THOMAS
HART
BENTON
(1889–1975) was born in 1889 in Neosho,
Missouri, Thomas Hart Benton chose to follow a career in art, rather
than politics, where his father and great-uncle, for whom he was
named, had achieved prominence. Benton went to Chicago at age 19,
studying at the Art Institute of Chicago for two years before going
to Paris. There he encountered the work of artists such as
Cézanne and Matisse, and the work of the cubists and
synchronists, a group of painters who emphasized color as the means
of creating form and energetic movement in their canvases.

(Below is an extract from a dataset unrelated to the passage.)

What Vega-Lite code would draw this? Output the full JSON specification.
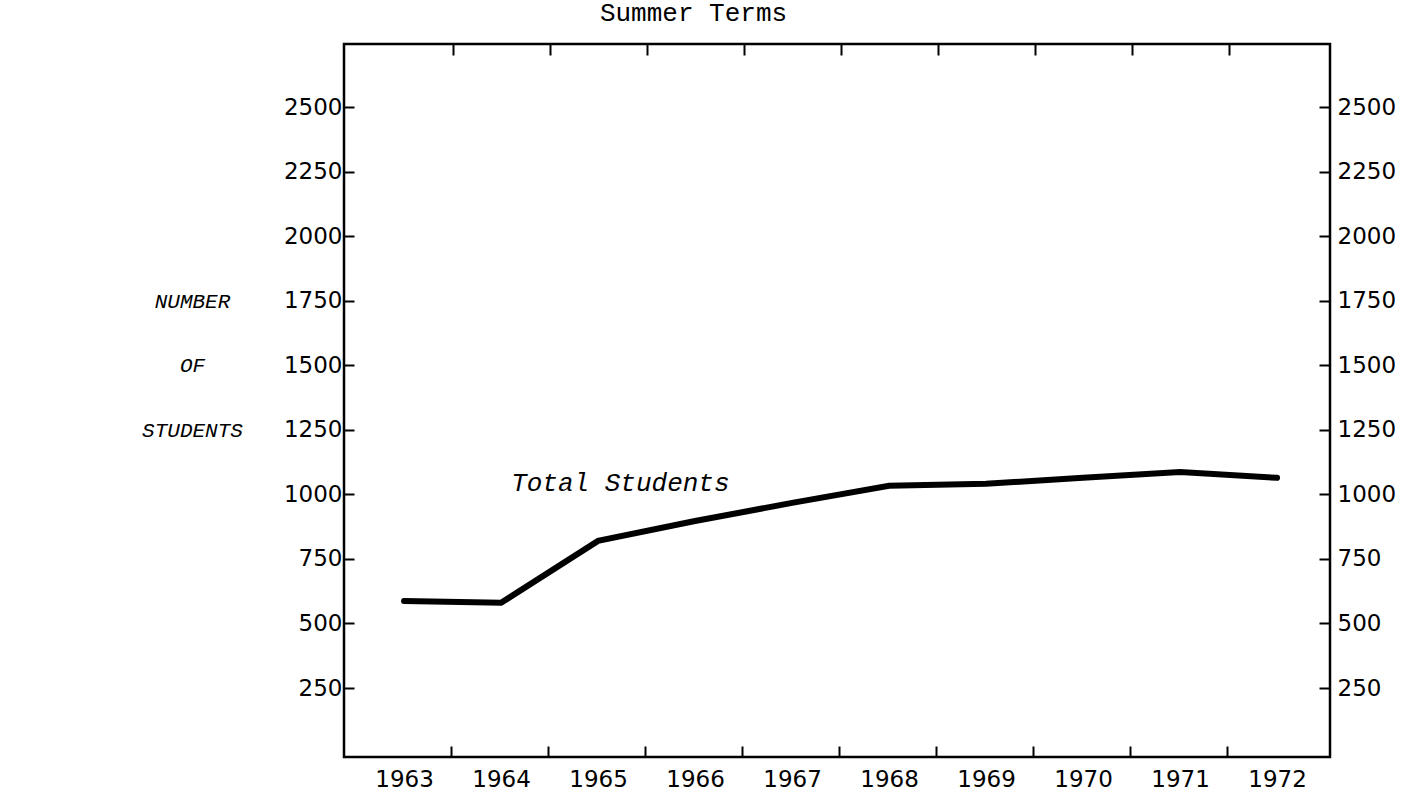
{
  "$schema": "https://vega.github.io/schema/vega-lite/v6.json",
  "autosize": "none",
  "width": 986,
  "height": 713,
  "padding": {"left": 344, "top": 44, "right": 88, "bottom": 36},
  "background": "white",
  "config": {
    "view": {"stroke": "black", "strokeWidth": 2.5},
    "axis": {
      "domain": false,
      "grid": false,
      "tickColor": "black",
      "tickWidth": 2,
      "labelColor": "black",
      "labelFont": "DejaVu Sans",
      "labelFontSize": 23
    }
  },
  "data": {
    "values": [
      {"year": 1963, "students": 587},
      {"year": 1964, "students": 580},
      {"year": 1965, "students": 820},
      {"year": 1966, "students": 897},
      {"year": 1967, "students": 967},
      {"year": 1968, "students": 1033},
      {"year": 1969, "students": 1041},
      {"year": 1970, "students": 1064},
      {"year": 1971, "students": 1087},
      {"year": 1972, "students": 1064}
    ]
  },
  "layer": [
    {
      "layer": [
        {
          "mark": {"type": "line", "color": "black", "strokeWidth": 6, "strokeCap": "round"},
          "encoding": {
            "x": {
              "field": "year", "type": "quantitative",
              "scale": {"domain": [1962.381, 1972.546], "nice": false, "zero": false},
              "axis": {
                "orient": "bottom",
                "title": null,
                "values": [1963, 1964, 1965, 1966, 1967, 1968, 1969, 1970, 1971, 1972],
                "format": "d",
                "tickSize": -11,
                "tickOffset": 47,
                "labelOffset": -47,
                "labelPadding": 22,
                "tickOpacity": {"condition": {"test": "datum.value == 1972", "value": 0}, "value": 1}
              }
            },
            "y": {
              "field": "students", "type": "quantitative",
              "scale": {"domain": [-17, 2744], "nice": false, "zero": false},
              "axis": {
                "orient": "left",
                "values": [250, 500, 750, 1000, 1250, 1500, 1750, 2000, 2250, 2500],
                "format": "d",
                "tickSize": -10,
                "labelPadding": 12,
                "title": ["NUMBER", "OF", "STUDENTS"],
                "titleFont": "Liberation Mono",
                "titleFontStyle": "italic",
                "titleFontWeight": "normal",
                "titleFontSize": 21,
                "titleColor": "black",
                "titleAngle": 0,
                "titleAlign": "center",
                "titleBaseline": "middle",
                "titleLineHeight": 64.6,
                "titleX": -152,
                "titleY": 257
              }
            }
          }
        },
        {
          "data": {"values": [{"year": 1965.23, "students": 1044, "label": "Total Students"}]},
          "mark": {"type": "text", "font": "Liberation Mono", "fontStyle": "italic", "fontSize": 26, "color": "black", "align": "center", "baseline": "middle"},
          "encoding": {
            "x": {"field": "year", "type": "quantitative"},
            "y": {"field": "students", "type": "quantitative"},
            "text": {"field": "label"}
          }
        }
      ]
    },
    {
      "mark": {"type": "line", "opacity": 0},
      "encoding": {
        "x": {
          "field": "year", "type": "quantitative",
          "scale": {"domain": [1962.381, 1972.546], "nice": false, "zero": false},
          "axis": {
            "orient": "top",
            "title": "Summer Terms",
            "titleFont": "Liberation Mono",
            "titleFontSize": 26,
            "titleFontWeight": "normal",
            "titleColor": "black",
            "titleAlign": "center",
            "titleBaseline": "alphabetic",
            "titleX": 349,
            "titleY": -24,
            "values": [1963.5, 1964.5, 1965.5, 1966.5, 1967.5, 1968.5, 1969.5, 1970.5, 1971.5],
            "labels": false,
            "tickSize": -11
          }
        },
        "y": {
          "field": "students", "type": "quantitative",
          "scale": {"domain": [-17, 2744], "nice": false, "zero": false},
          "axis": {
            "orient": "right",
            "title": null,
            "values": [250, 500, 750, 1000, 1250, 1500, 1750, 2000, 2250, 2500],
            "format": "d",
            "tickSize": -11,
            "labelPadding": 18
          }
        }
      }
    }
  ],
  "resolve": {"scale": {"x": "independent", "y": "independent"}}
}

Moving to
New York in 1913, Benton was producing paintings that displayed the
principles of modernism he absorbed in Paris.
Benton continued to
paint in a modernist mode until 1918, when he served as a draftsman
in the U.S. Navy during World War I. Spending two years drawing
realistic sketches and illustrations affected his style so profoundly
that Benton abandoned modernism in favor of a more naturalistic
depiction of his subjects, primarily American scenes. Between 1920
and 1924, he journeyed through the South and Midwest, drawing and
painting the scenes he observed. By the end of the decade, his art
was focused entirely on America and its people, and Benton became a
leading American Regionalist artist, rejecting modernism as
“foreign.” Using dramatic contrasts of dark and light and
strong, mobile forms, his canvases burst with energy. These vigorous
works mainly celebrate regional, small-town life, but his subjects
also include Biblical and mythological scenes, often populated by
what were regarded as typical American figures.
In 1935, Benton moved
to Kansas City, Missouri, where he spent the rest of his life,
painting and teaching for many years at the Kansas City Art
Institute. Benton’s art was well known for both its power and
populist viewpoint, and he received numerous commissions for murals
for public buildings, ranging from museums, to the Missouri State
Capitol, to the Truman Library in Independence, Missouri. He had just
completed a mural for the Country Music Foundation in Nashville,
Tennessee, at the time of his death in 1975.